As usual, my favorite metal albums of 2019 represent a mix of longtime favorite artists and acts that I'd previously never heard of (but who absolutely deserve the spotlight). Anyone who's read my writing before will not be surprised by my top choices—especially my #1 pick, as much of a fanboy as it may make me seem—while the later selections came out of nowhere and blew me away (including one band whose latest colors turned me into a fan despite none of their earlier collections leaving any impression).
As always, I'm curious to know your favorites of 2019, so please share them in the comments below!

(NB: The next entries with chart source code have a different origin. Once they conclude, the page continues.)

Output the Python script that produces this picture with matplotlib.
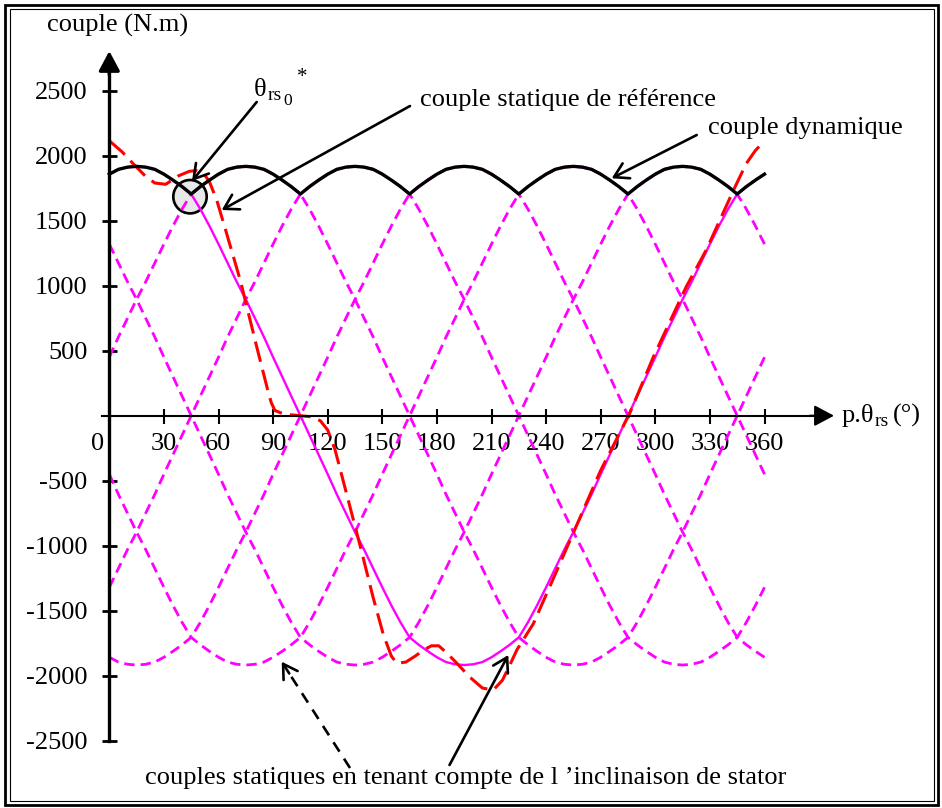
import numpy as np
import matplotlib
matplotlib.use('Agg')
import matplotlib.pyplot as plt
from matplotlib.patches import Ellipse, Rectangle

plt.rcParams['font.family'] = ['Liberation Serif', 'DejaVu Serif']
plt.rcParams['mathtext.fontset'] = 'custom'
plt.rcParams['mathtext.rm'] = 'Liberation Serif'
plt.rcParams['mathtext.it'] = 'Liberation Serif:italic'
plt.rcParams['lines.scale_dashes'] = False

# ---------------- data ----------------
theta = np.arange(0, 361, 5)
# static torque (with stator skew), reference phase (solid magenta)
static_ref = [1858, 1895, 1912, 1918, 1912, 1895, 1858, 1812, 1762, 1705,
              1590, 1460, 1320, 1175, 1030, 895, 750, 605, 450, 300, 150, 0,
              -150, -300, -450, -605, -750, -895, -1030, -1175, -1320, -1460,
              -1590, -1705, -1762, -1812, -1858, -1895, -1912, -1918, -1912,
              -1895, -1858, -1812, -1762, -1705, -1590, -1460, -1320, -1175,
              -1030, -895, -750, -605, -450, -300, -150, 0, 150, 300, 450, 605,
              750, 895, 1030, 1175, 1320, 1460, 1590, 1705, 1762, 1812, 1858]
# phase shifts of the other static torques (degrees)
static_shifts = [60, 120, 180, 240, 300]
# dynamic torque (black)
dynamic = [1858, 1895, 1912, 1918, 1912, 1895, 1858, 1812, 1762, 1705,
           1762, 1812, 1858, 1895, 1912, 1918, 1912, 1895, 1858, 1812, 1762, 1705,
           1762, 1812, 1858, 1895, 1912, 1918, 1912, 1895, 1858, 1812, 1762, 1705,
           1762, 1812, 1858, 1895, 1912, 1918, 1912, 1895, 1858, 1812, 1762, 1705,
           1762, 1812, 1858, 1895, 1912, 1918, 1912, 1895, 1858, 1812, 1762, 1705,
           1762, 1812, 1858, 1895, 1912, 1918, 1912, 1895, 1858, 1812, 1762, 1705,
           1762, 1812, 1858]
# reference static torque (red long dashes)
red_theta = [0, 7, 13, 20, 25, 31, 38, 44, 48, 52, 55, 59, 64.5, 72, 81, 87, 89,
             91, 96, 105, 112, 116, 120, 124, 128.5, 138, 145, 150.5, 155, 158,
             163, 168, 173, 177, 181, 185, 190, 198, 205, 211, 216, 220, 224,
             233, 245, 255, 270, 286, 299, 317, 328, 335.5, 343, 350, 355, 360]
red_values = [2115, 2030, 1940, 1840, 1790, 1780, 1845, 1880, 1885, 1860, 1800,
              1660, 1400, 1040, 530, 200, 100, 40, 12, 0, -10, -40, -110, -260,
              -500, -1010, -1400, -1680, -1850, -1905, -1895, -1850, -1800,
              -1770, -1770, -1820, -1890, -2010, -2095, -2110, -2035, -1920,
              -1800, -1600, -1220, -900, -420, 20, 454, 992, 1275, 1505, 1736,
              1940, 2040, 2115]

x_ticks = [30, 60, 90, 120, 150, 180, 210, 240, 270, 300, 330, 360]
x_tick_labels = [str(v) for v in x_ticks]
y_ticks = [-2500, -2000, -1500, -1000, -500, 500, 1000, 1500, 2000, 2500]
y_tick_labels = ['-2500', '-2000', '-1500', '-1000', '-500', '500', '1000',
                 '1500', '2000', '2500']

# ---------------- layout helpers (pixel -> data) ----------------
W, H = 942, 808
X0PX, Y0PX = 109.3, 415.7
PX_PER_DEG = 655.2 / 360.0
PX_PER_NM = 65.0 / 500.0


def X(px):
    return (px - X0PX) / PX_PER_DEG


def Y(py):
    return (Y0PX - py) / PX_PER_NM


def P(px, py):
    return (X(px), Y(py))


fig = plt.figure(figsize=(W / 100, H / 100), dpi=100)
ax = fig.add_axes([0, 0, 1, 1])
ax.set_xlim(X(0), X(W))
ax.set_ylim(Y(H), Y(0))
ax.patch.set_visible(False)

MAG = '#ff00ff'

# static torques
ref = np.array(static_ref, dtype=float)
base = ref[:-1]
for s in static_shifts:
    k = int(round(s / 5))
    vals = np.roll(base, k)
    vals = np.append(vals, vals[0])
    ax.plot(theta, vals, color=MAG, lw=2.0, linestyle=(0, (7.5, 4.3)),
            zorder=3, solid_capstyle='butt', dash_capstyle='butt')
ax.plot(theta, ref, color=MAG, lw=1.7, zorder=4)

# reference static torque
ax.plot(red_theta, red_values, color='#ff0000', lw=2.2,
        linestyle=(0, (15, 6)), zorder=5, dash_capstyle='butt')

# dynamic torque
ax.plot(theta, dynamic, color='black', lw=2.4, zorder=6)

# circle marker for theta_rs0*
ax.add_patch(Ellipse(P(190, 196.7), 2 * 16.7 / PX_PER_DEG, 2 * 16.7 / PX_PER_NM,
                     facecolor='#e8e8e8', edgecolor='black', lw=1.9, zorder=2))

# ---------------- axes ----------------
for side in ('top', 'right'):
    ax.spines[side].set_visible(False)
ax.spines['left'].set_position(('data', 0))
ax.spines['bottom'].set_position(('data', 0))
ax.spines['left'].set_linewidth(2.4)
ax.spines['bottom'].set_linewidth(1.5)
ax.spines['left'].set_bounds(-2500, Y(62))
ax.spines['bottom'].set_bounds(X(101.7), X(822))
ax.spines['left'].set_zorder(7)
ax.spines['bottom'].set_zorder(7)

ax.set_xticks(x_ticks)
ax.set_xticklabels(x_tick_labels)
ax.set_yticks(y_ticks)
ax.set_yticklabels(y_tick_labels)
ax.tick_params(axis='x', direction='inout', length=10.8, width=1.5, pad=6.7,
               labelsize=19)
ax.tick_params(axis='y', direction='inout', length=10.8, width=2.0, pad=10.4,
               labelsize=19)
ax.text(X(97.5), Y(432.5), '0', fontsize=19, ha='center', va='top')

# axis arrow heads
ax.annotate('', xy=P(109.3, 51), xytext=P(109.3, 75),
            arrowprops=dict(arrowstyle='-|>,head_length=0.6,head_width=0.32',
                            color='black', lw=2.4, mutation_scale=20,
                            shrinkA=0, shrinkB=0), zorder=8)
ax.annotate('', xy=P(834, 415.7), xytext=P(810, 415.7),
            arrowprops=dict(arrowstyle='-|>,head_length=0.6,head_width=0.32',
                            color='black', lw=1.5, mutation_scale=20,
                            shrinkA=0, shrinkB=0), zorder=8)

# axis labels
ax.text(X(46.7), Y(25), 'couple (N.m)', fontsize=19, ha='left', va='center')
ax.text(X(841.7), Y(422), 'p.θ', fontsize=19, ha='left', va='baseline')
ax.text(X(874.5), Y(426), 'rs', fontsize=14, ha='left', va='baseline')
ax.text(X(893), Y(422), '(°)', fontsize=19, ha='left', va='baseline')

# ---------------- annotations ----------------
arrow_kw = dict(arrowstyle='->,head_length=0.5,head_width=0.3', color='black',
                lw=1.9, mutation_scale=20, shrinkA=0, shrinkB=0)

ax.text(X(254), Y(96), 'θ', fontsize=19, ha='left', va='baseline')
ax.text(X(267.5), Y(100), 'rs', fontsize=14, ha='left', va='baseline')
ax.text(X(283), Y(105), '0', fontsize=12.5, ha='left', va='baseline')
ax.text(X(302), Y(78), '*', fontsize=15, ha='center', va='center')
ax.annotate('', xy=P(192, 181), xytext=P(256.7, 102), arrowprops=arrow_kw,
            zorder=9)

ax.text(X(420), Y(100), 'couple statique de référence', fontsize=19,
        ha='left', va='center')
ax.annotate('', xy=P(221.7, 210), xytext=P(410, 106), arrowprops=arrow_kw,
            zorder=9)

ax.text(X(708), Y(128), 'couple dynamique', fontsize=19, ha='left',
        va='center')
ax.annotate('', xy=P(611.7, 178.3), xytext=P(696.7, 135), arrowprops=arrow_kw,
            zorder=9)

ax.text(X(145), Y(778), "couples statiques en tenant compte de l \u2019inclinaison de stator",
        fontsize=19, ha='left', va='center')
# dashed arrow
tail = np.array([350, 768.0])
head = np.array([281.7, 661.7])
d = (head - tail) / np.linalg.norm(head - tail)
mid = head - d * 14
ax.plot([X(tail[0]), X(mid[0])], [Y(tail[1]), Y(mid[1])], color='black',
        lw=1.9, linestyle=(0, (8, 6)), zorder=9)
ax.annotate('', xy=P(*head), xytext=P(*mid), arrowprops=arrow_kw, zorder=9)
ax.annotate('', xy=P(508.3, 655), xytext=P(449.5, 765), arrowprops=arrow_kw,
            zorder=9)

# ---------------- double frame ----------------
def frame(l, t, r, b, lw):
    fig.add_artist(Rectangle((l / W, 1 - b / H), (r - l) / W, (b - t) / H,
                             transform=fig.transFigure, fill=False,
                             edgecolor='black', lw=lw))

frame(5.3, 5.3, 937.5, 804.5, 2.0)
frame(9.5, 8.8, 933.5, 800.5, 0.8)

fig.savefig('out.png', dpi=100)
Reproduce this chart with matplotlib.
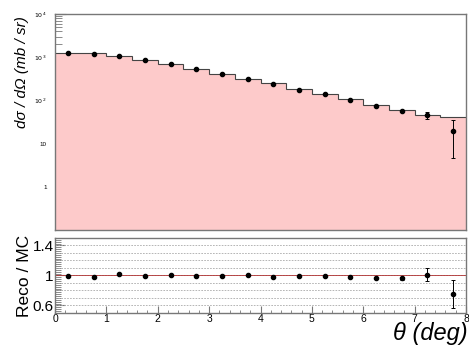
import numpy as np
import matplotlib.pyplot as plt
from matplotlib.ticker import MultipleLocator, FixedLocator, NullFormatter, LogLocator

plt.rcParams['font.family'] = ['Liberation Sans', 'DejaVu Sans']
plt.rcParams['mathtext.fontset'] = 'dejavusans'

# theta binning (deg)
edges = np.arange(0, 8.5, 0.5)
centers = 0.5 * (edges[:-1] + edges[1:])

# MC cross section per bin (mb/sr)
mc_xsec = [1230, 1225, 1083, 861, 685, 533, 402, 313, 249, 181, 141, 106, 78, 60, 46, 41]
# reconstructed cross section and errors
reco_xsec = [1230, 1186, 1083, 875, 697, 525, 408, 318, 236, 174, 138, 102, 74, 56, 45, 19.6]
reco_err = [0, 0, 0, 0, 0, 0, 0, 0, 0, 0, 0, 0, 0, 0, 8, 15]
# Reco / MC ratio and errors
ratio = [0.996, 0.983, 1.026, 0.99, 1.004, 0.99, 0.996, 1.01, 0.974, 0.996, 0.996, 0.983, 0.97, 0.96, 1.013, 0.75]
ratio_err = [0, 0, 0, 0, 0, 0, 0, 0, 0, 0, 0, 0, 0, 0.02, 0.09, 0.19]

fig = plt.figure(figsize=(4.69, 3.52), dpi=100)
ax = fig.add_axes([0.1173, 0.3466, 0.8763, 0.6134])
axr = fig.add_axes([0.1173, 0.1108, 0.8763, 0.2131])

frame = '#777777'

# --- upper panel: cross section ---
ax.set_axisbelow(True)
ax.stairs(mc_xsec, edges, baseline=1e-3, fill=True, color='#fdcaca', zorder=1)
ax.stairs(mc_xsec, edges, baseline=None, color='#444444', lw=0.8, zorder=2)
ax.errorbar(centers, reco_xsec, yerr=reco_err, fmt='o', color='black', ms=3.0,
            elinewidth=0.7, capsize=1.5, capthick=0.7, zorder=3)
ax.set_yscale('log')
ax.set_xlim(0, 8)
ax.set_ylim(0.1, 1e4)
ax.yaxis.set_major_locator(FixedLocator([1, 10, 100, 1000, 10000]))
ax.set_yticklabels(['1', '10', r'$10^2$', r'$10^3$', r'$10^4$'])
ax.yaxis.set_minor_locator(LogLocator(base=10, subs=np.arange(2, 10)))
ax.yaxis.set_minor_formatter(NullFormatter())
ax.tick_params(axis='y', which='both', direction='in', labelsize=4.5, color=frame, pad=6)
ax.tick_params(axis='y', which='major', length=8)
ax.tick_params(axis='y', which='minor', length=5)
ax.tick_params(axis='x', which='both', bottom=False, labelbottom=False)
ax.set_ylabel('dσ / dΩ (mb / sr)', fontsize=11, style='italic')
ax.yaxis.set_label_coords(-0.064, 0.73)
for s in ax.spines.values():
    s.set_color(frame)
    s.set_linewidth(1.0)

# --- lower panel: ratio ---
axr.set_axisbelow(True)
for g in np.arange(0.6, 1.45, 0.1):
    axr.axhline(g, color='#aaaaaa', lw=0.6, ls=(0, (2, 1.5)), zorder=0.8)
axr.axhline(1.0, color='#b03030', lw=0.6, zorder=1)
axr.errorbar(centers, ratio, yerr=ratio_err, fmt='o', color='black', ms=3.0,
             elinewidth=0.7, capsize=1.5, capthick=0.7, zorder=3)
axr.set_xlim(0, 8)
axr.set_ylim(0.5, 1.5)
axr.yaxis.set_major_locator(FixedLocator([0.6, 1.0, 1.4]))
axr.set_yticklabels(['0.6', '1', '1.4'])
axr.yaxis.set_minor_locator(MultipleLocator(0.025))
axr.xaxis.set_major_locator(MultipleLocator(1))
axr.xaxis.set_minor_locator(MultipleLocator(0.2))
axr.tick_params(axis='y', which='major', direction='in', length=7, labelsize=11, color=frame, pad=1)
axr.tick_params(axis='y', which='minor', direction='in', length=4, color=frame)
axr.tick_params(axis='x', which='major', direction='in', length=5, labelsize=7.5, color=frame, pad=0.5)
axr.tick_params(axis='x', which='minor', direction='in', length=2.5, color=frame)
axr.set_ylabel('Reco / MC', fontsize=12.5, labelpad=0)
axr.yaxis.set_label_coords(-0.055, 0.5)
for s in axr.spines.values():
    s.set_color(frame)
    s.set_linewidth(1.0)

fig.text(0.998, 0.033, 'θ (deg)', fontsize=17, style='italic', ha='right', va='baseline')

fig.savefig('out.png', dpi=100)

10. ARTIFICIAL LANGUAGE Now We Sleep
Californian progressive metal septet Artificial Language introduced themselves masterfully with their unforgettable first venture, 2017's The Observer. Thankfully, its follow-up, Now We Sleep, finds them doing an even better job of evoking titans like Karnivool, Native Construct, Between the Buried and Me, and especially Leprous while also upholding their own identity. Right away, the effort defies the dreaded "sophomore slump" by making "The Back of My Mind" a towering display of unfaltering determination that veers away from its initially tranquil and organic impetus to offer a stampede of lustrously uncontrollable melodies and music. While much of the remaining set maintains that persona, other tracks—namely, "Pulses" "The Wild Haunt," and "Trail of Lights"—achieve for a more meditative and atmospheric environment. Also, the title track finishes the disc with support from guest singer Michael Lessard (The Contortionist), whose softer tone complements the lower and richer register of lead vocalist Shay Lewis exceedingly well. Although they're only two records in, Artificial Language are already climbing to the top of today's most indispensable progressive metal bands, and Now We Sleep is a must-hear for fans of the style.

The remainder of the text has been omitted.